The changes made after the pilot all more obviously skew the series towards sitcom. Nathan is a milder character and more likeable. He will always win, whereas Dan is a crushed and trapped figure from the outset. As mentioned, Claire is new to the fictional milieu of Hosegate, and we are introduced to the characters through her eyes. This is very much at the expense of her being a rounded and convincing figure, generally reduced to tutting at Nathan and Dan’s antics, which led Caitlin Moran to describe her as “one of the worst TV characters this century.” In the aftermath of the series, Morris bemoaned the fact that Nathan Barley was seen as satirical rather than a sitcom, and it’s worth quoting him at length:
“A sitcom isn’t usually the right tool for satire…When you watched I’m Alan Patridge, did you really go, ‘Thank God they’re exploding the hideous world of the local-radio DJ in temporary accommodation’? Or The Office, ‘At last someone’s rodding the paper merchants!’? You can have incidentals that are satirical – background jokes, peripheral characters – but mainly you’re concerned with the psychological flaws of your lead.”
This raises the question of who the lead is in Nathan Barley. Whether it’s Nathan or Dan is arguable, but I’m not convinced that either character is well enough drawn to have much in the way of interesting psychological flaws to sustain a six-part sitcom. Nathan is not much more than variant of David Brent, whereas Dan is a defeated character from the beginning and barely develops at all. Some critics did recognize what Morris was trying to do, and Karl French commented that “with its theme of Ashcroft being trapped in a situation he despises, it fits into the long tradition of British comedy of misery and claustrophobia going back through Fawlty Towers, Steptoe and Son and beyond.” It’s a valid point, but the comparison with Fawlty Towers doesn’t reflect well on Nathan Barley as it’s largely a laugh-free zone, and invoking the legendary scriptwriting duo Ray Galton and Alan Simpson is even more unfortunate, particularly as they wrote a much more acute and funny piece covering a very similar subject a few decades previously.
At the start of episode three of Nathan Barley, the arts venue “Place” is featured with its guru Douglas Rocket and the artists and hangers-on amusingly parodied. The sequence is remarkably similar to a scene in Galton and Simpson’s Tony Hancock film The Rebel. In the film, Hancock plays a frustrated office worker who decamps to Paris in order to become a full-time artist. He falls in with a bohemian crowd who love his blustering artistic pronouncements and are intrigued by his (terrible) paintings which embody his “Infantile” style. There’s a key scene where Tony attends a very Nathan Barley-ish party held by the “leader of the artistic sect” Jim Smith, so called because he thinks English names are “so mysterious”. Smith sleeps on his bookcase, wears jodhpurs, and has his own house cow. A pale and blue lipsticked Nanette Newman drifts around talking to Hancock - “All my friends are existentialists.” “Well it’s company for you, isn’t it?” – and eventually he leaves after saying goodnight to a man in scuba gear who resides in the fishtank.
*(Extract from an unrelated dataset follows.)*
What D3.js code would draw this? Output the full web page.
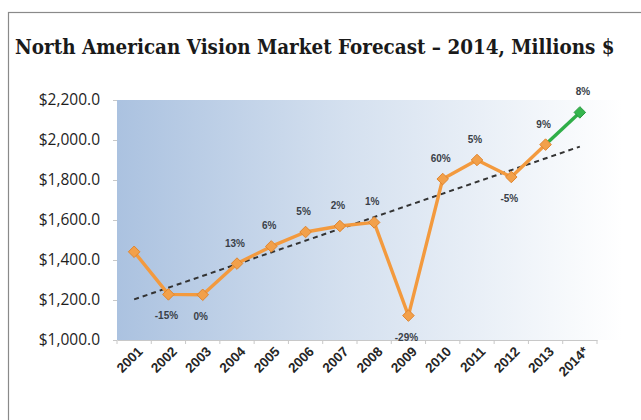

Galton and Simpson have great fun in The Rebel taking the mickey out of artists and the world of the arts, just as they did in the brilliant Hancock’s Half Hour episode The Poetry Society, but there’s much more to it than that. The real artist in The Rebel is a character called Paul Ashby who allows Hancock to share his living quarters and studio space. Paul is diffident and makes no grand pronouncements about art, but he’s fascinated by Hancock’s “philosophy” and particularly how he inspires the artistic community. In the end, he’s convinced that he’s not really a true artist, gives his paintings to Hancock, and goes to live in digs with Irene Handl in the UK. Of course, Paul’s art is discovered by a dealer and misattributed to Hancock with, as they say, hilarious consequences. At the end of the film, Hancock seeks Paul out so he can resume his career as an artist, but, in an inspired touch, all of Paul’s new work is in the Infantile style of Hancock. It is as revered as Paul’s earlier work, but his art has developed upon exposure to Hancock’s childlike enthusiasm and improved as a result.
This is quite a sophisticated outcome, and is even more striking when you know that all of the art in the film was painted by Alistair Grant, and the Hancock inspired paintings at the end of the film were taken directly from a show of Grant’s actual work at Zwemmer Gallery, London. Also, according to Galton and Simpson, Lucien Freud stated that The Rebel was “the greatest film ever made about modern art.” It’s a film that’s as funny as it is clever and shows that it is possible to create something that mocks artistic pretensions, but at the same time says something almost profound about the creative impulse. Nathan Barley on the other hand falls between two stools: it gestures clunkily towards sitcom, and features some effective, even prophetic, satire, but it feels unfocussed and, crucially, lacks laughs. It’s perhaps a textbook example of how hard it is to write a successful sitcom, even when you’re a comedy genius.